“Cucumbers as bricks, corns and dry grapes as patches, and salad sauce as cement”

“Cucumbers as bricks, corns and dry grapes as patches, and salad sauce as cement”

In Bangkok in the mid-’90s, my boyfriend and I would go to Pizza Hut on special occasions like birthdays and payday. Compared to Los Angeles, the city was super accessible to the young and the skint, but Western food (even the crap fast kind) was an extravagance. It was at a Sizzler–our anniversary!–that I first saw a man use a mobile phone at the dinner booth. He was smiling into one of those big beige bricks that people strapped to their belts like heat but looked like a take-along floppy drive if not set next to a bottle of Johnny Walker Black (when it looked like money). Not to get all political, but it was phones like that that made Thaksin Shinawatra the very rich corrupt (ex-)leader he is today

Fast forward to today today, when my friend sent me this: How to Beat the Salad Bar, in which Nate Silver, writing for the New York Times, offers practical advice on how to get the most for your dollar at, say, the Whole Foods. You just have to think about it, he says: If the salad bar is $7.99/pound, then load up on the otherwise $9.99/pound sun-dried tomatoes. Brilliant! I thought–and then I remembered my old Bangkok Pizza Hut with the coldest air-con 🙁 and greatest salad engineers :).
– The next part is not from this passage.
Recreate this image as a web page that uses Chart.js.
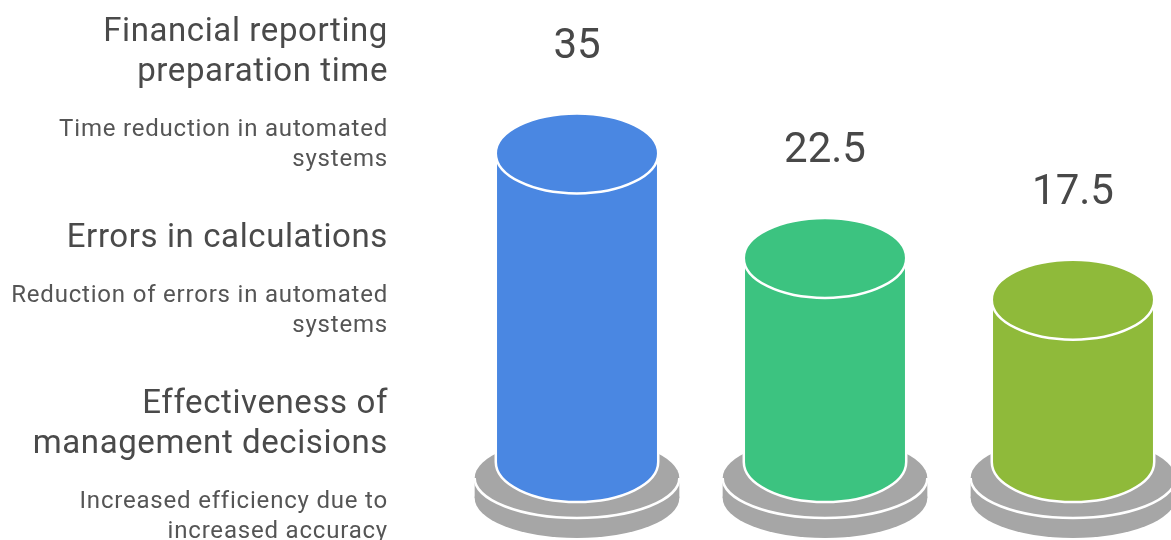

In Thailand and, it turns out, until recently in China, Pizza Hut’s salad bar wasn’t all-you-can-eat but priced per bowl and one-time trip. Suffice it to say, Pizza Hut’s customers had given these restrictions a lot of thought: With weight a non-issue, what emerged was a salad bar strategy focused on best engineering. The standard method went something like this:

1. Start with a foundation of yogurt or cottage cheese and the heaviest fruit items

2. Erect a perimeter wall of carrot or celery sticks to lend the bowl extra depth

3. Layer on various ingredients, using dressings, mayo-based salads, or strawberry mousse as mortar

4. Dump it all out onto extra plates for the table

Most of the photos online are from China, represent the extreme, and were popularized by sites like Boing Boing and Weird Asia News, but the videos are more everyday. Click here for the least offensive and least talky one.

By the bye, does anyone know if the Pizza Huts in India still have dancing waiters?